**Supplied material**
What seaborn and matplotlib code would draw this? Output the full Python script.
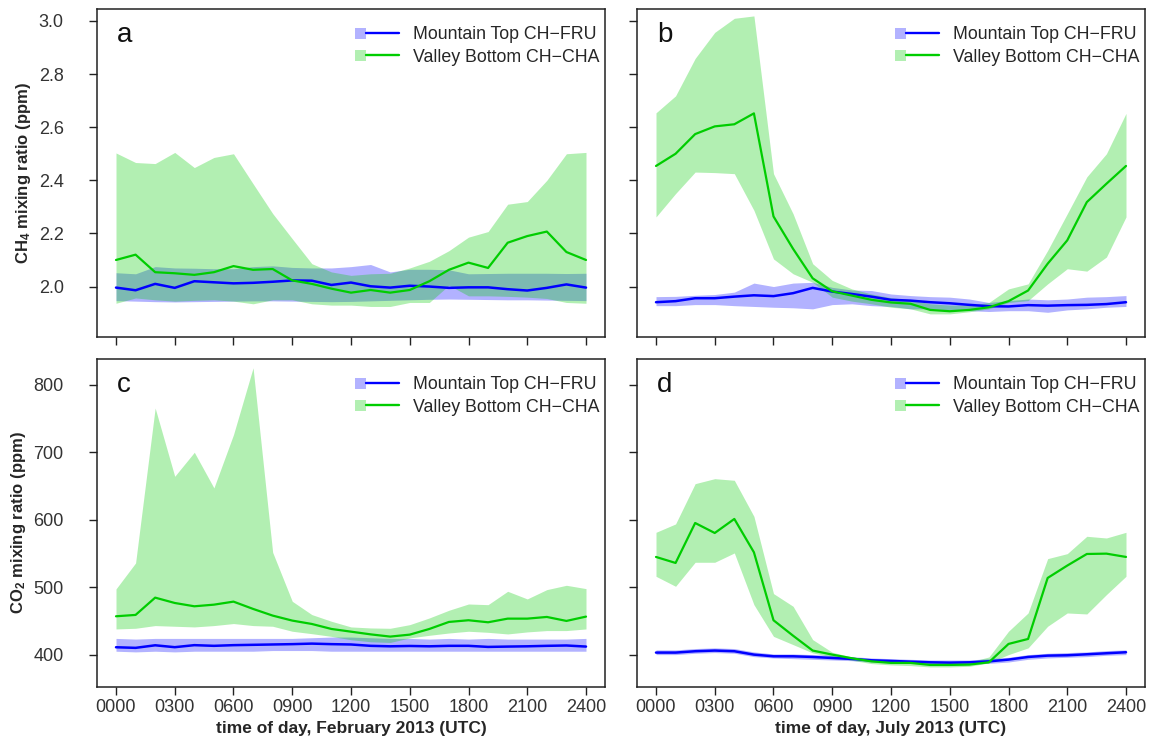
import matplotlib
matplotlib.use("Agg")
import matplotlib.pyplot as plt
import seaborn as sns
from matplotlib import font_manager
from matplotlib.legend_handler import HandlerBase
from matplotlib.patches import Rectangle
from matplotlib.lines import Line2D

hours = list(range(25))
tick_hours = [0, 3, 6, 9, 12, 15, 18, 21, 24]
tick_labels = ["0000", "0300", "0600", "0900", "1200", "1500", "1800", "2100", "2400"]

# CH4, February (ppm)
fru_feb_ch4 = [1.996, 1.986, 2.010, 1.995, 2.020, 2.016, 2.012, 2.014, 2.018, 2.023, 2.022, 2.006, 2.015,
               2.001, 1.996, 2.003, 2.000, 1.995, 1.997, 1.997, 1.990, 1.985, 1.995, 2.008, 1.996]
fru_feb_ch4_hi = [2.052, 2.048, 2.075, 2.070, 2.069, 2.067, 2.067, 2.075, 2.078, 2.072, 2.070, 2.070, 2.075,
                  2.083, 2.055, 2.065, 2.065, 2.063, 2.048, 2.049, 2.050, 2.050, 2.050, 2.049, 2.050]
fru_feb_ch4_lo = [1.947, 1.945, 1.943, 1.942, 1.943, 1.944, 1.945, 1.946, 1.946, 1.945, 1.944, 1.943, 1.944,
                  1.946, 1.948, 1.950, 1.952, 1.953, 1.952, 1.951, 1.950, 1.950, 1.949, 1.948, 1.947]
cha_feb_ch4 = [2.100, 2.120, 2.054, 2.050, 2.044, 2.054, 2.077, 2.063, 2.066, 2.023, 2.010, 1.992, 1.977,
               1.987, 1.977, 1.987, 2.020, 2.063, 2.090, 2.070, 2.165, 2.190, 2.207, 2.130, 2.100]
cha_feb_ch4_hi = [2.503, 2.467, 2.463, 2.505, 2.448, 2.486, 2.500, 2.387, 2.275, 2.180, 2.086, 2.055, 2.042,
                  2.048, 2.050, 2.070, 2.095, 2.135, 2.186, 2.207, 2.310, 2.320, 2.400, 2.500, 2.505]
cha_feb_ch4_lo = [1.937, 1.957, 1.950, 1.945, 1.948, 1.950, 1.945, 1.935, 1.950, 1.950, 1.935, 1.930, 1.930,
                  1.925, 1.925, 1.940, 1.940, 2.005, 1.965, 1.965, 1.963, 1.960, 1.955, 1.940, 1.937]

# CH4, July (ppm)
fru_jul_ch4 = [1.941, 1.945, 1.956, 1.956, 1.962, 1.967, 1.964, 1.975, 1.995, 1.981, 1.972, 1.962, 1.950,
               1.947, 1.941, 1.937, 1.931, 1.926, 1.925, 1.930, 1.928, 1.930, 1.931, 1.934, 1.941]
fru_jul_ch4_hi = [1.962, 1.963, 1.967, 1.970, 1.979, 2.013, 2.000, 2.013, 2.016, 1.997, 1.987, 1.985, 1.972,
                  1.966, 1.962, 1.960, 1.953, 1.940, 1.947, 1.953, 1.950, 1.953, 1.960, 1.962, 1.966]
fru_jul_ch4_lo = [1.928, 1.928, 1.932, 1.932, 1.928, 1.925, 1.922, 1.920, 1.916, 1.932, 1.935, 1.928, 1.925,
                  1.916, 1.916, 1.912, 1.909, 1.906, 1.909, 1.909, 1.903, 1.912, 1.916, 1.922, 1.925]
cha_jul_ch4 = [2.454, 2.500, 2.574, 2.603, 2.611, 2.652, 2.264, 2.142, 2.031, 1.982, 1.966, 1.950, 1.940,
               1.935, 1.912, 1.907, 1.912, 1.922, 1.945, 1.985, 2.086, 2.174, 2.318, 2.387, 2.454]
cha_jul_ch4_hi = [2.654, 2.718, 2.859, 2.957, 3.010, 3.019, 2.425, 2.274, 2.086, 2.023, 1.991, 1.972, 1.958,
                  1.950, 1.935, 1.930, 1.930, 1.940, 1.991, 2.010, 2.136, 2.274, 2.413, 2.500, 2.652]
cha_jul_ch4_lo = [2.262, 2.350, 2.431, 2.429, 2.425, 2.287, 2.104, 2.048, 2.016, 1.960, 1.945, 1.935, 1.922,
                  1.916, 1.897, 1.897, 1.905, 1.916, 1.940, 1.947, 2.010, 2.067, 2.058, 2.111, 2.262]

# CO2, February (ppm)
fru_feb_co2 = [410.9, 410.0, 413.8, 411.0, 414.0, 413.0, 414.0, 414.5, 415.0, 415.5, 416.3, 415.5, 415.0,
               413.0, 412.3, 412.8, 412.3, 413.0, 413.0, 411.4, 411.9, 412.3, 413.0, 413.5, 411.9]
fru_feb_co2_hi = [424, 423, 424, 424, 424, 424, 424, 424, 424, 424, 425, 426, 426,
                  425, 424, 424, 423, 424, 423, 424, 423, 423, 423, 423, 424]
fru_feb_co2_lo = [405, 404, 405, 404, 405, 405, 405, 405, 406, 406, 406, 405, 405,
                  405, 405, 405, 405, 405, 405, 405, 405, 405, 405, 405, 405]
cha_feb_co2 = [456.8, 458.8, 484.4, 476.5, 471.6, 474.0, 478.5, 467.7, 457.8, 450.4, 445.4, 438.0, 434.0,
               430.0, 426.7, 429.6, 438.0, 448.4, 450.9, 447.9, 453.3, 453.3, 455.8, 449.9, 456.3]
cha_feb_co2_hi = [497.3, 535.8, 765.4, 664.2, 699.8, 647.0, 726.0, 825.0, 551.6, 479.0, 459.3, 449.4, 441.0,
                  439.5, 439.0, 444.4, 454.3, 465.7, 475.0, 474.0, 493.8, 482.5, 496.3, 502.7, 497.8]
cha_feb_co2_lo = [438.0, 439.0, 443.0, 442.0, 441.0, 443.0, 446.0, 443.0, 442.0, 434.6, 431.0, 427.0, 422.0,
                  419.0, 418.0, 424.7, 428.6, 432.0, 434.6, 433.0, 430.6, 433.6, 435.6, 435.6, 438.0]

# CO2, July (ppm)
fru_jul_co2 = [403.0, 403.0, 405.0, 406.0, 405.0, 400.0, 397.5, 397.5, 396.5, 395.0, 393.6, 391.6, 390.6,
               389.6, 388.6, 388.1, 388.6, 390.0, 392.6, 396.5, 398.5, 399.0, 400.5, 402.0, 403.5]
fru_jul_co2_hi = [407, 407, 409, 410, 409, 404, 401, 401, 400, 399, 397, 395, 394,
                  393, 392, 392, 392, 394, 396, 400, 402, 403, 404, 406, 407]
fru_jul_co2_lo = [400, 400, 402, 403, 402, 397, 395, 394, 393, 392, 391, 389, 388,
                  387, 386, 386, 386, 387, 389, 393, 395, 396, 397, 399, 400]
cha_jul_co2 = [544.7, 535.8, 595.0, 580.2, 601.0, 551.6, 450.9, 428.0, 406.0, 400.0, 394.6, 390.0, 387.7,
               387.7, 384.7, 384.7, 385.2, 388.6, 415.8, 423.2, 513.6, 531.9, 549.1, 549.6, 544.7]
cha_jul_co2_hi = [581.2, 593.6, 653.3, 660.7, 658.3, 604.9, 490.4, 471.6, 422.2, 403.5, 396.5, 392.6, 390.0,
                  389.0, 388.0, 388.0, 389.0, 396.5, 434.6, 461.7, 542.2, 549.6, 575.3, 572.8, 581.2]
cha_jul_co2_lo = [516.0, 501.2, 536.8, 536.8, 550.6, 474.0, 427.0, 414.8, 402.5, 396.5, 391.6, 386.7, 384.7,
                  383.7, 381.7, 381.7, 382.7, 387.7, 400.0, 409.9, 442.0, 461.7, 460.2, 488.9, 516.0]

FRU_LABEL = "Mountain Top CH\u2212FRU"
CHA_LABEL = "Valley Bottom CH\u2212CHA"
BLUE = "#0000FF"
GREEN = "#00CD00"

sns.set_style("ticks")
plt.rcParams["font.family"] = ["Liberation Sans", "DejaVu Sans"]

# narrow bold face for the y labels, if there is one
installed = {f.name for f in font_manager.fontManager.ttflist}
if "Liberation Sans Narrow" in installed:
    ylab_family, ylab_size = "Liberation Sans Narrow", 13.5
else:
    ylab_family, ylab_size = "Liberation Sans", 12
plt.rcParams["mathtext.fontset"] = "custom"
plt.rcParams["mathtext.rm"] = ylab_family + ":bold"
plt.rcParams["mathtext.bf"] = ylab_family + ":bold"
plt.rcParams["mathtext.default"] = "bf"


class BandLine:
    def __init__(self, band, line):
        self.band = band
        self.line = line


class BandLineHandler(HandlerBase):
    def create_artists(self, legend, orig_handle, xdescent, ydescent, width, height, fontsize, trans):
        sq = 0.62 * fontsize
        y0 = -ydescent + height / 2
        box = Rectangle((-xdescent, y0 - sq / 2), sq, sq, facecolor=orig_handle.band, alpha=0.3,
                        edgecolor="none", transform=trans)
        ln = Line2D([-xdescent + sq, -xdescent + width], [y0, y0], color=orig_handle.line, lw=1.7,
                    transform=trans)
        return [box, ln]


fig = plt.figure(figsize=(11.68, 7.42), dpi=100)
left_x, right_x = 97 / 1168, 637 / 1168
w = 508 / 1168
h = 328 / 742
top_y, bot_y = 1 - 337 / 742, 1 - 687 / 742

panels = [
    (left_x, top_y, "a", fru_feb_ch4, fru_feb_ch4_lo, fru_feb_ch4_hi, cha_feb_ch4, cha_feb_ch4_lo, cha_feb_ch4_hi),
    (right_x, top_y, "b", fru_jul_ch4, fru_jul_ch4_lo, fru_jul_ch4_hi, cha_jul_ch4, cha_jul_ch4_lo, cha_jul_ch4_hi),
    (left_x, bot_y, "c", fru_feb_co2, fru_feb_co2_lo, fru_feb_co2_hi, cha_feb_co2, cha_feb_co2_lo, cha_feb_co2_hi),
    (right_x, bot_y, "d", fru_jul_co2, fru_jul_co2_lo, fru_jul_co2_hi, cha_jul_co2, cha_jul_co2_lo, cha_jul_co2_hi),
]

for x0, y0, letter, fru, fru_lo, fru_hi, cha, cha_lo, cha_hi in panels:
    ax = fig.add_axes([x0, y0, w, h])
    ax.fill_between(hours, fru_lo, fru_hi, color=BLUE, alpha=0.3, lw=0)
    ax.fill_between(hours, cha_lo, cha_hi, color=GREEN, alpha=0.3, lw=0)
    sns.lineplot(x=hours, y=fru, ax=ax, color=BLUE, lw=1.8)
    sns.lineplot(x=hours, y=cha, ax=ax, color=GREEN, lw=1.6)

    ax.set_xlim(-0.97, 24.97)
    ax.set_xticks(tick_hours)
    if letter in "ab":
        ax.set_ylim(1.81, 3.045)
        ax.set_yticks([2.0, 2.2, 2.4, 2.6, 2.8, 3.0])
        ax.set_yticklabels(["2.0", "2.2", "2.4", "2.6", "2.8", "3.0"])
        ax.tick_params(axis="x", labelbottom=False)
    else:
        ax.set_ylim(352, 838)
        ax.set_yticks([400, 500, 600, 700, 800])
        ax.set_xticklabels(tick_labels)
    if letter in "bd":
        ax.tick_params(axis="y", labelleft=False)

    ax.tick_params(direction="out", length=6, width=1, colors="#222222", labelsize=13, labelcolor="#333333")
    ax.tick_params(axis="y", pad=18)
    ax.tick_params(axis="x", pad=3)
    for sp in ax.spines.values():
        sp.set_visible(True)
        sp.set_linewidth(1.1)
        sp.set_color("#222222")
    ax.set_xlabel("")
    ax.set_ylabel("")

    ax.text(0.039, 0.9, letter, transform=ax.transAxes, fontsize=20, va="baseline", ha="left", color="#111111")

    ax.legend([BandLine(BLUE, BLUE), BandLine(GREEN, GREEN)], [FRU_LABEL, CHA_LABEL],
              handler_map={BandLine: BandLineHandler()}, loc="upper right", bbox_to_anchor=(1.014, 0.985),
              frameon=False, fontsize=12.8, handlelength=2.45, handletextpad=0.8, labelspacing=0.3,
              borderaxespad=0.3, borderpad=0.4)

    if letter == "a":
        ax.set_ylabel("CH$_4$ mixing ratio (ppm)", family=ylab_family, fontsize=ylab_size,
                      fontweight="bold", labelpad=4)
    if letter == "c":
        ax.set_ylabel("CO$_2$ mixing ratio (ppm)", family=ylab_family, fontsize=ylab_size,
                      fontweight="bold", labelpad=4)
        ax.set_xlabel("time of day, February 2013 (UTC)", fontsize=12.5, fontweight="bold", labelpad=3)
    if letter == "d":
        ax.set_xlabel("time of day, July 2013 (UTC)", fontsize=12.5, fontweight="bold", labelpad=3)

fig.savefig("out.png", dpi=100)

**Task to complete**
Within the listing above, copy each line that has the string "seaborn".

**Worked answer**
What seaborn and matplotlib code would draw this? Output the full Python script.
import seaborn as sns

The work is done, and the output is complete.